Quote the listing below in its entirety, omitting every image.
*** PROVIDED INFORMATION ***
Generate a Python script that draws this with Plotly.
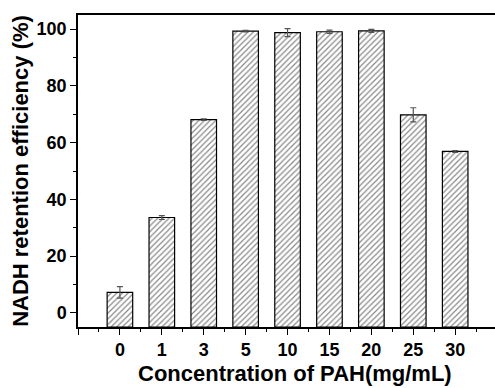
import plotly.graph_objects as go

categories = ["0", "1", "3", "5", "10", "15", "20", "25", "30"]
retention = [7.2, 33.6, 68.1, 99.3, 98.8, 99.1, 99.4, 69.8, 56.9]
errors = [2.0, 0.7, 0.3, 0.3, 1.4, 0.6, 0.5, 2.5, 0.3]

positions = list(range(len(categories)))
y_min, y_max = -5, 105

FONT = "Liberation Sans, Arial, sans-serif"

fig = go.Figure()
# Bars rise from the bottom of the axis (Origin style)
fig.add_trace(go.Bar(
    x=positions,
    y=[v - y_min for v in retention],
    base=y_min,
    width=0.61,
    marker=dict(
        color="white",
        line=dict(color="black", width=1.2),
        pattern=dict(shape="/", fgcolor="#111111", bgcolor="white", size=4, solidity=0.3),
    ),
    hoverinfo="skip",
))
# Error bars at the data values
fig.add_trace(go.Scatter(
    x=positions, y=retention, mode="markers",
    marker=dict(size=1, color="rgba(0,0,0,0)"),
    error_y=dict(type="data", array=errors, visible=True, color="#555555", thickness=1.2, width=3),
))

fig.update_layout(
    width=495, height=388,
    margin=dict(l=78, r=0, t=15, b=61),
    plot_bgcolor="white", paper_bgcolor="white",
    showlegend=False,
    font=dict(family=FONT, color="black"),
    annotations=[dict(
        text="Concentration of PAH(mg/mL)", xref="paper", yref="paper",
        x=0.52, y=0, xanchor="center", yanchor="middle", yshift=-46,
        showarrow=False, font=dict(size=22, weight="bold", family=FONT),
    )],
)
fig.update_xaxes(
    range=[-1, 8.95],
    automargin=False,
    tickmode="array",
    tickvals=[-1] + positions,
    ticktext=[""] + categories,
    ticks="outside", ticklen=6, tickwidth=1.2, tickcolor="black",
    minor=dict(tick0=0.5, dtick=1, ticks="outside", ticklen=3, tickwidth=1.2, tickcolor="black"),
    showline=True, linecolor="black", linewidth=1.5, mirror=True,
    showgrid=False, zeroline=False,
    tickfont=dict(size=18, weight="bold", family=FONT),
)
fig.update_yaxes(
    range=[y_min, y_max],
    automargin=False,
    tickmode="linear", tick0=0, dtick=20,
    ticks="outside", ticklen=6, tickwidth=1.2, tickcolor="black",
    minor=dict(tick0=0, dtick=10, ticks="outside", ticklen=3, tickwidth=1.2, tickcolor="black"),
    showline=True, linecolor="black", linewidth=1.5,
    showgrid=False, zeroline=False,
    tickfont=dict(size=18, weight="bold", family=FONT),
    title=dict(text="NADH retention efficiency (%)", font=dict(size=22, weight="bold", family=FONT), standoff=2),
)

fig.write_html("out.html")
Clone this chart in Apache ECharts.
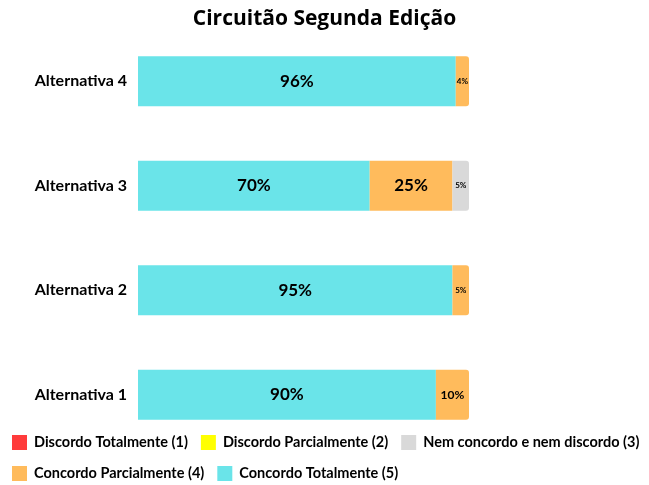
***
PROBLEM SOLUTION:
Generate a Python script that draws this with Plotly.
import plotly.graph_objects as go

categories = ["0", "1", "3", "5", "10", "15", "20", "25", "30"]
retention = [7.2, 33.6, 68.1, 99.3, 98.8, 99.1, 99.4, 69.8, 56.9]
errors = [2.0, 0.7, 0.3, 0.3, 1.4, 0.6, 0.5, 2.5, 0.3]

positions = list(range(len(categories)))
y_min, y_max = -5, 105

FONT = "Liberation Sans, Arial, sans-serif"

fig = go.Figure()
# Bars rise from the bottom of the axis (Origin style)
fig.add_trace(go.Bar(
    x=positions,
    y=[v - y_min for v in retention],
    base=y_min,
    width=0.61,
    marker=dict(
        color="white",
        line=dict(color="black", width=1.2),
        pattern=dict(shape="/", fgcolor="#111111", bgcolor="white", size=4, solidity=0.3),
    ),
    hoverinfo="skip",
))
# Error bars at the data values
fig.add_trace(go.Scatter(
    x=positions, y=retention, mode="markers",
    marker=dict(size=1, color="rgba(0,0,0,0)"),
    error_y=dict(type="data", array=errors, visible=True, color="#555555", thickness=1.2, width=3),
))

fig.update_layout(
    width=495, height=388,
    margin=dict(l=78, r=0, t=15, b=61),
    plot_bgcolor="white", paper_bgcolor="white",
    showlegend=False,
    font=dict(family=FONT, color="black"),
    annotations=[dict(
        text="Concentration of PAH(mg/mL)", xref="paper", yref="paper",
        x=0.52, y=0, xanchor="center", yanchor="middle", yshift=-46,
        showarrow=False, font=dict(size=22, weight="bold", family=FONT),
    )],
)
fig.update_xaxes(
    range=[-1, 8.95],
    automargin=False,
    tickmode="array",
    tickvals=[-1] + positions,
    ticktext=[""] + categories,
    ticks="outside", ticklen=6, tickwidth=1.2, tickcolor="black",
    minor=dict(tick0=0.5, dtick=1, ticks="outside", ticklen=3, tickwidth=1.2, tickcolor="black"),
    showline=True, linecolor="black", linewidth=1.5, mirror=True,
    showgrid=False, zeroline=False,
    tickfont=dict(size=18, weight="bold", family=FONT),
)
fig.update_yaxes(
    range=[y_min, y_max],
    automargin=False,
    tickmode="linear", tick0=0, dtick=20,
    ticks="outside", ticklen=6, tickwidth=1.2, tickcolor="black",
    minor=dict(tick0=0, dtick=10, ticks="outside", ticklen=3, tickwidth=1.2, tickcolor="black"),
    showline=True, linecolor="black", linewidth=1.5,
    showgrid=False, zeroline=False,
    tickfont=dict(size=18, weight="bold", family=FONT),
    title=dict(text="NADH retention efficiency (%)", font=dict(size=22, weight="bold", family=FONT), standoff=2),
)

fig.write_html("out.html")
Clone this chart in Apache ECharts.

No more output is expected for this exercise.